Sadly for them, they don’t have much support locally, let alone any supporting countries that can speak on their behalf or solicit international support for their predicament. Officially, the Myanmar government designates them as illegal immigrants and, therefore, denies them any citizenship rights or even basic privileges as supposed aliens.

Locally, they are considered to be Bangladeshis or a variant of Bengalis – a characterisation that Bangladesh refuses to accept. As a result, when they flee to Bangladesh to seek refuge, they are turned down or actively discouraged by the authorities.

In order to discourage and prevent them from seeking refuge in the country, the Bangladeshi government has reduced the financial assistance that it offered to the Rohingya refugees already in the country. One of the reasons for the Bangladeshi refusal to entertain the Rohingya might be on a technical basis.

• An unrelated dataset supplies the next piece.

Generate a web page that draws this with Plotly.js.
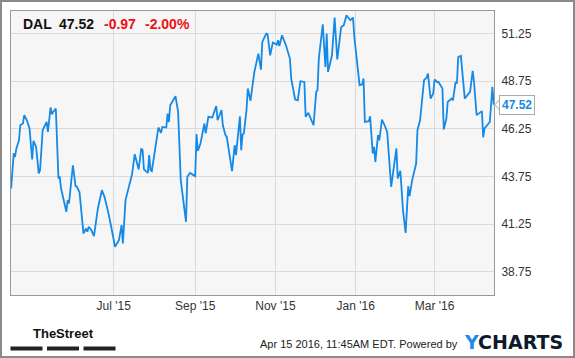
<!DOCTYPE html>
<html>
<head>
<meta charset="utf-8">
<script src="https://cdn.plot.ly/plotly-3.0.1.min.js"></script>
<style>
  html, body { margin: 0; padding: 0; background: #fff; }
  #wrap { position: relative; width: 575px; height: 358px; }
  #chart { width: 575px; height: 358px; }
  #frame { position: absolute; left: 0; top: 0; width: 575px; height: 358px; box-sizing: border-box; border: 2px solid #8a8a8a; pointer-events: none; }
</style>
</head>
<body>
<div id="wrap"><div id="chart"></div><div id="frame"></div></div>
<script>
// ---- data ----
const ticker = "DAL";
const lastPrice = 47.52;
const change = "-0.97";
const changePct = "-2.00%";

const dates = [
"2015-04-14","2015-04-16","2015-04-17","2015-04-18","2015-04-20","2015-04-21","2015-04-23","2015-04-24","2015-04-26","2015-04-28",
"2015-04-30","2015-05-01","2015-05-03","2015-05-05","2015-05-06","2015-05-08","2015-05-11","2015-05-12","2015-05-14","2015-05-15",
"2015-05-16","2015-05-18","2015-05-20","2015-05-21","2015-05-22","2015-05-26","2015-05-27","2015-05-28","2015-05-31","2015-06-02",
"2015-06-03","2015-06-05","2015-06-08","2015-06-10","2015-06-11","2015-06-12","2015-06-14","2015-06-16","2015-06-19","2015-06-22",
"2015-06-24","2015-06-25","2015-06-27","2015-06-29","2015-07-02","2015-07-05","2015-07-07","2015-07-08","2015-07-10","2015-07-15",
"2015-07-17","2015-07-20","2015-07-22","2015-07-23","2015-07-24","2015-07-27","2015-07-28","2015-07-29","2015-07-30","2015-08-04",
"2015-08-06","2015-08-07","2015-08-10","2015-08-11","2015-08-12","2015-08-13","2015-08-17","2015-08-19","2015-08-21","2015-08-25",
"2015-08-26","2015-08-28","2015-09-01","2015-09-02","2015-09-03","2015-09-05","2015-09-08","2015-09-09","2015-09-11","2015-09-14",
"2015-09-17","2015-09-18","2015-09-21","2015-09-22","2015-09-24","2015-09-25","2015-09-29","2015-10-01","2015-10-02","2015-10-05",
"2015-10-06","2015-10-07","2015-10-08","2015-10-10","2015-10-11","2015-10-13","2015-10-15","2015-10-16","2015-10-19","2015-10-21",
"2015-10-22","2015-10-25","2015-10-26","2015-10-28","2015-10-30","2015-11-02","2015-11-03","2015-11-04","2015-11-06","2015-11-09",
"2015-11-12","2015-11-13","2015-11-16","2015-11-18","2015-11-20","2015-11-23","2015-11-24","2015-11-26","2015-11-30","2015-12-02",
"2015-12-03","2015-12-04","2015-12-07","2015-12-09","2015-12-10","2015-12-11","2015-12-14","2015-12-16","2015-12-18","2015-12-21",
"2015-12-23","2015-12-25","2015-12-26","2015-12-28","2015-12-30","2015-12-31","2016-01-04","2016-01-06","2016-01-07","2016-01-08",
"2016-01-11","2016-01-12","2016-01-14","2016-01-15","2016-01-16","2016-01-18","2016-01-19","2016-01-21","2016-01-23","2016-01-25",
"2016-01-28","2016-01-30","2016-02-01","2016-02-02","2016-02-04","2016-02-06","2016-02-08","2016-02-10","2016-02-11","2016-02-13",
"2016-02-16","2016-02-17","2016-02-19","2016-02-22","2016-02-24","2016-02-25","2016-02-27","2016-02-29","2016-03-01","2016-03-03",
"2016-03-04","2016-03-07","2016-03-08","2016-03-10","2016-03-11","2016-03-14","2016-03-15","2016-03-17","2016-03-18","2016-03-19",
"2016-03-21","2016-03-24","2016-03-28","2016-03-30","2016-03-31","2016-04-02","2016-04-06","2016-04-07","2016-04-08","2016-04-12",
"2016-04-14","2016-04-15"
];

const prices = [
43.12,44.96,44.78,45.22,45.65,46.44,46.53,46.97,46.70,46.27,
44.64,45.62,45.30,43.91,44.08,46.18,46.61,46.09,47.37,47.02,
47.14,47.32,43.65,43.70,43.12,41.90,42.51,42.34,44.34,43.24,
43.21,42.94,40.76,41.02,40.85,41.11,40.94,40.62,42.07,43.03,
42.68,42.42,41.83,41.15,40.06,40.41,41.20,40.24,42.51,43.87,
44.92,44.12,45.22,45.13,44.12,43.94,44.87,44.08,44.03,46.32,
46.04,46.35,46.32,47.05,46.61,47.49,47.96,47.14,43.56,41.37,
43.73,43.94,43.77,45.97,45.09,45.48,46.53,46.01,46.88,46.85,
47.45,46.70,47.23,46.44,45.92,45.83,44.03,45.39,44.87,46.91,
45.13,45.97,46.01,47.23,48.37,47.72,48.80,49.24,50.20,49.36,
50.81,51.25,51.22,50.11,50.78,50.67,50.90,50.60,51.16,50.64,
49.94,48.89,47.79,47.75,48.75,48.71,46.88,47.09,46.44,48.19,
48.28,49.94,51.74,49.50,51.25,49.24,50.11,52.09,49.89,51.60,
51.69,52.21,52.12,51.95,52.09,51.07,48.54,48.59,48.89,46.61,
46.65,46.91,44.96,45.30,44.52,45.92,45.65,46.74,46.44,46.09,
43.21,44.34,45.22,43.65,44.05,41.98,40.79,43.24,42.72,43.56,
44.43,46.18,46.70,48.80,48.94,49.15,47.84,48.10,48.84,48.71,
48.71,48.37,46.22,46.79,47.66,47.84,47.75,48.71,48.63,50.02,
50.08,47.84,48.19,49.29,48.71,46.97,47.18,45.80,46.27,46.61,
48.45,47.52
];

const xTickDates = ["2015-07-01","2015-09-01","2015-11-01","2016-01-01","2016-03-01"];
const xTickLabels = ["Jul '15","Sep '15","Nov '15","Jan '16","Mar '16"];
const yTicks = [38.75, 41.25, 43.75, 46.25, 48.75, 51.25];
const footerText = "Apr 15 2016, 11:45AM EDT. Powered by";

// ---- layout helpers (pixel -> paper) ----
const M = {l: 11, r: 81, t: 11, b: 63};
const W = 575 - M.l - M.r, H = 358 - M.t - M.b;
const px = x => (x - M.l) / W;
const py = y => (M.t + H - y) / H;

const lineBlue = "#1589e6";
const red = "#ee1111";
const FONT = "Liberation Sans, Arial, sans-serif";

const trace = {
  x: dates, y: prices, type: "scatter", mode: "lines",
  line: {color: lineBlue, width: 1.8}, hoverinfo: "skip"
};

const yLast = prices[prices.length - 1];

const annotations = [
  {xref:"paper", yref:"paper", x:px(21), y:py(23.7), xanchor:"left", yanchor:"middle", showarrow:false,
   text:"<b>"+ticker+"</b>", font:{family:FONT, size:14, color:"#111"}},
  {xref:"paper", yref:"paper", x:px(57), y:py(23.7), xanchor:"left", yanchor:"middle", showarrow:false,
   text:"<b>"+lastPrice.toFixed(2)+"</b>", font:{family:FONT, size:14, color:"#111"}},
  {xref:"paper", yref:"paper", x:px(102), y:py(23.7), xanchor:"left", yanchor:"middle", showarrow:false,
   text:"<b>"+change+"</b>", font:{family:FONT, size:14, color:red}},
  {xref:"paper", yref:"paper", x:px(143), y:py(23.7), xanchor:"left", yanchor:"middle", showarrow:false,
   text:"<b>"+changePct+"</b>", font:{family:FONT, size:14, color:red}},
  // last value callout
  {xref:"paper", yref:"y", x:px(499), y:yLast, xanchor:"left", yanchor:"middle", showarrow:false,
   text:"<b>"+yLast.toFixed(2)+"</b>", font:{family:FONT, size:12, color:lineBlue},
   bgcolor:"#ffffff", bordercolor:"#aaaaaa", borderwidth:1, borderpad:2},
  // footer
  {xref:"paper", yref:"paper", x:px(63), y:py(333), xanchor:"center", yanchor:"middle", showarrow:false,
   text:"<b>TheStreet</b>", font:{family:"Liberation Sans Narrow, Arial Narrow, "+FONT, size:13, color:"#111"}},
  {xref:"paper", yref:"paper", x:px(460), y:py(344), xanchor:"right", yanchor:"middle", showarrow:false,
   text:footerText, font:{family:FONT, size:11, color:"#222"}},
  {xref:"paper", yref:"paper", x:px(462), y:py(342), xanchor:"left", yanchor:"middle", showarrow:false,
   text:"<b><span style='color:#1a8cf0'>Y</span>CHARTS</b>", font:{family:"DejaVu Sans, sans-serif", size:19, color:"#0c1b2c"}}
];

const barRects = [[10.5, 42.5], [47, 79], [83.5, 115.5]];
const shapes = barRects.map(b => ({
  type:"rect", xref:"paper", yref:"paper", x0:px(b[0]), x1:px(b[1]), y0:py(350.5), y1:py(346.5),
  fillcolor:"#222", line:{width:0}, layer:"above"
}));
shapes.push({
  type:"path", xref:"paper", yref:"y", xsizemode:"pixel", ysizemode:"pixel",
  xanchor:px(499), yanchor:yLast, path:"M1,6 L-4,0 L1,-6 Z",
  fillcolor:"#ffffff", line:{color:"#aaaaaa", width:1}, layer:"above"
});

const layout = {
  width: 575, height: 358,
  margin: M,
  paper_bgcolor: "#ffffff",
  plot_bgcolor: "#f6f6f6",
  showlegend: false,
  font: {family: FONT, size: 12, color: "#333"},
  xaxis: {
    type: "date",
    range: ["2015-04-13 22:00", "2016-04-15 05:00"],
    tickvals: xTickDates, ticktext: xTickLabels,
    showgrid: true, gridcolor: "#dadada", gridwidth: 1,
    zeroline: false, ticks: "",
    showline: true, mirror: true, linecolor: "#999", linewidth: 1,
    tickfont: {family: FONT, size: 12, color: "#333"}
  },
  yaxis: {
    side: "right",
    range: [37.53, 52.435],
    tickvals: yTicks, tickformat: ".2f",
    showgrid: true, gridcolor: "#dadada", gridwidth: 1,
    zeroline: false, ticks: "",
    ticklabelstandoff: 4,
    showline: true, mirror: true, linecolor: "#999", linewidth: 1,
    tickfont: {family: FONT, size: 12, color: "#333"}
  },
  annotations: annotations,
  shapes: shapes
};

Plotly.newPlot("chart", [trace], layout, {staticPlot: true, displayModeBar: false});
</script>
</body>
</html>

In the past, Myanmar and Bangladesh had, through joint declarations in late 1980s and early 1990s, acknowledged the status of the Rohingya people as the lawful citizens of Burma – the official name of Myanmar at the time. However, Myanmar’s government –  which is supported by the military junta and the so-called pro-democracy icon, Suu Kyi – continue to persecute them and deny them their rights as citizens. This is a continuation of the official policy of the country since its independence in 1948.

Postscript: One of my Malaysia-based Rohingya friends, Ziaur Rehman, who has been a refugee for almost all his life – 25 years – and lived in three countries, recounts the painful experience of his existence and the kindred in the following poem:

It is not easy being Rohingya./Our very name means being on the run,/all over the world,/running in pain.

Can our existence not be acknowledged?/Is there no country to call home?/

Must we forever suffer?/ Torture, discrimination, harassment?/ Be pushed to the sea in leaking boats?

Traded for money?/Being Rohingya…why must it mean/ being on the run,/the world over,/in pain.